Sigh. I gave their report to the Harvard network people -- I figured that their work was probably publishable, but before publishing, it would be appropriate to inform the networking people of the flaws in the Crimson cash system. They called us all in, to let us know that what the students did was wrong; I covered for the students and made sure that all they got was an informal warning. To avoid further issues, the students and I opted not to publish anything and keep it quiet.
A few years later, I saw some news (in the Harvard Crimson) about some student who had apparently done/published the same sort of thing.
Sounds like Billy Hoffman, from Georgia Tech.
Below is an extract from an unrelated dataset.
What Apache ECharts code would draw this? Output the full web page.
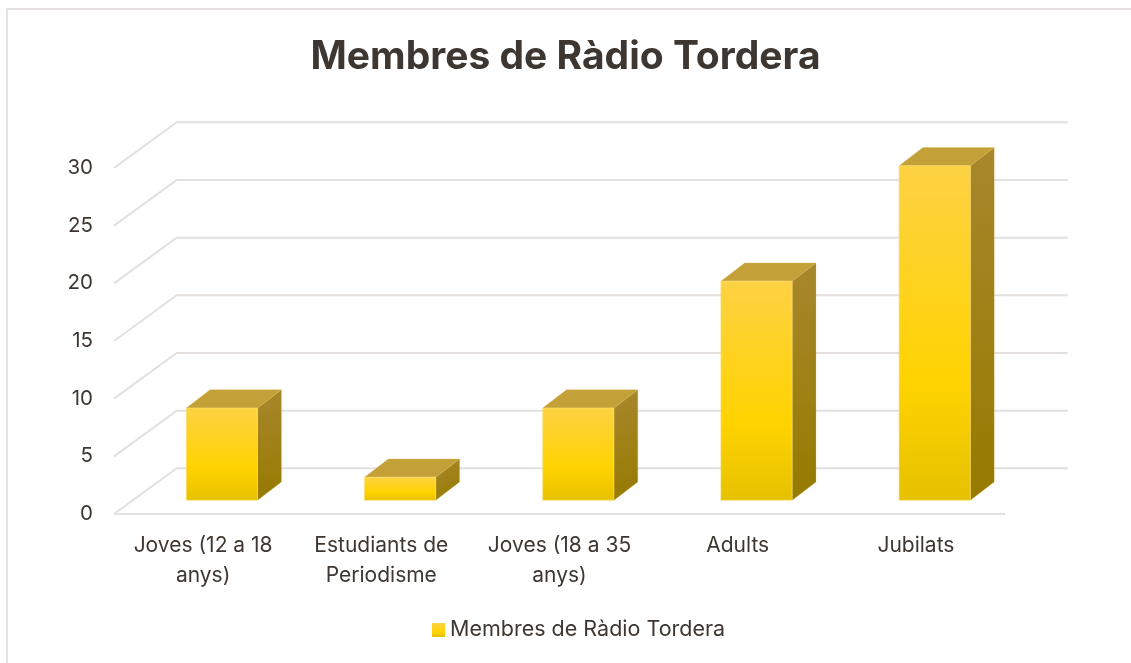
<!DOCTYPE html>
<html>
<head>
<meta charset="utf-8">
<script src="https://cdn.jsdelivr.net/npm/echarts@6/dist/echarts.min.js"></script>
<style>
  html, body { margin: 0; padding: 0; background: #fff; }
  #main { width: 1131px; height: 663px; }
</style>
</head>
<body>
<div id="main"></div>
<script>
// dades
const categories = ["Joves (12 a 18\nanys)", "Estudiants de\nPeriodisme", "Joves (18 a 35\nanys)", "Adults", "Jubilats"];
const membres = [8, 2, 8, 19, 29];
const yTicks = [0, 5, 10, 15, 20, 25, 30];
const seriesName = "Membres de Ràdio Tordera";

// perspectiva (profunditat del "3D")
const DX = 62.7;
const DY = -45.7;

var myChart = echarts.init(document.getElementById("main"));

const frontColor = {
  type: "linear", x: 0, y: 0, x2: 0, y2: 1,
  colorStops: [
    { offset: 0, color: "#FDD243" },
    { offset: 0.65, color: "#FFD300" },
    { offset: 1, color: "#E6C100" },
  ],
};
const sideColor = {
  type: "linear", x: 0, y: 0, x2: 1, y2: 1,
  colorStops: [
    { offset: 0, color: "#A8872C" },
    { offset: 1, color: "#967A00" },
  ],
};

function renderWall(params, api) {
  const v = api.value(1);
  const y = api.coord([0, v])[1];
  const cs = params.coordSys;
  const left = cs.x;
  const right = cs.x + cs.width;
  const style = { stroke: "#E4E0DD", lineWidth: 2, fill: null };
  const children = [
    {
      type: "polyline",
      shape: { points: [[left, y], [left + DX, y + DY], [right + DX, y + DY]] },
      style: style,
    },
  ];
  if (v === 0) {
    children.push({
      type: "line",
      shape: { x1: left, y1: y, x2: right, y2: y },
      style: style,
    });
  }
  return { type: "group", children: children };
}

function renderBar(params, api) {
  const idx = api.value(0);
  const v = api.value(1);
  const base = api.coord([idx, 0]);
  const top = api.coord([idx, v]);
  const band = api.size([1, 0])[0];
  const w = band * 0.4;
  const ox = DX * 0.3, oy = DY * 0.3;
  const dx = DX * 0.38, dy = DY * 0.4;
  const x0 = base[0] - w / 2 + ox;
  const x1 = x0 + w;
  const yb = base[1] + oy;
  const yt = top[1] + oy;
  return {
    type: "group",
    children: [
      {
        type: "polygon",
        shape: { points: [[x1, yt], [x1 + dx, yt + dy], [x1 + dx, yb + dy], [x1, yb]] },
        style: { fill: sideColor, stroke: "rgba(200,170,60,0.5)", lineWidth: 0.5 },
      },
      {
        type: "polygon",
        shape: { points: [[x0, yt], [x1, yt], [x1 + dx, yt + dy], [x0 + dx, yt + dy]] },
        style: { fill: "#C3A038", stroke: "rgba(220,190,80,0.6)", lineWidth: 0.5 },
      },
      {
        type: "rect",
        shape: { x: x0, y: yt, width: w, height: yb - yt },
        style: { fill: frontColor, stroke: "rgba(255,225,110,0.7)", lineWidth: 0.8 },
      },
    ],
  };
}

var option = {
  backgroundColor: "#fff",
  animation: false,
  title: {
    text: seriesName,
    left: "center",
    top: 33,
    textStyle: {
      fontFamily: "Inter",
      fontSize: 39,
      fontWeight: "bold",
      color: "#3E3731",
    },
  },
  graphic: [
    {
      type: "rect",
      shape: { x: 7, y: 9, width: 1140, height: 670 },
      style: { fill: null, stroke: "#E6E1DE", lineWidth: 2 },
      silent: true,
    },
  ],
  legend: {
    bottom: 17,
    left: 427,
    icon: "rect",
    itemWidth: 13,
    itemHeight: 14,
    itemGap: 6,
    data: [seriesName],
    textStyle: {
      fontFamily: "Inter",
      fontSize: 21.5,
      color: "#3E3731",
      padding: [0, 0, 0, 0],
    },
  },
  grid: {
    left: 114,
    right: 126,
    top: 168,
    bottom: 149,
  },
  xAxis: {
    type: "category",
    data: categories,
    axisLine: { show: false },
    axisTick: { show: false },
    axisLabel: {
      margin: 17,
      fontFamily: "Inter",
      fontSize: 21,
      lineHeight: 30,
      color: "#3E3731",
      interval: 0,
    },
  },
  yAxis: {
    type: "value",
    min: 0,
    max: 30,
    interval: 5,
    axisLine: { show: false },
    axisTick: { show: false },
    splitLine: { show: false },
    axisLabel: {
      margin: 21,
      fontFamily: "Inter",
      fontSize: 20.5,
      color: "#3E3731",
    },
  },
  series: [
    {
      type: "custom",
      silent: true,
      z: 1,
      renderItem: renderWall,
      data: yTicks.map((t) => [0, t]),
      encode: { x: 0, y: 1 },
    },
    {
      name: seriesName,
      type: "custom",
      z: 2,
      renderItem: renderBar,
      itemStyle: { color: frontColor },
      data: membres.map((m, i) => [i, m]),
      encode: { x: 0, y: 1 },
    },
  ],
};
myChart.setOption(option);
</script>
</body>
</html>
The company that makes the system sent him and his co-authors a lawsuit just before he was supposed to speak. The Electronic Frontier Foundation has a writeup here:
http://www.chillingeffects.org/weather.cgi?WeatherID=383
David,
I'm not sure, but if I'm remembering right, it was a person at Georgia Tech who (subsequent to the work of the students in my class) also broke an ID card system; it was probably this one. My recollection, just from the Crimson article, was that there was a lot of overlap in the security flaws he and my students found.
Thanks for the pointer to
http://www.chillingeffects.org/weather.cgi?Weathe
rID=383
(that's ID=383 if you're seeing the line cut off). I hadn't heard about that follow-up. I'm not big on the squelching of free speech, but I'm glad to not have had that sort of hassle.
I know what the students did was wrong but you have to wonder how much of the anger was because they'd been shown up.
Oh well, at least it ended fairly happily.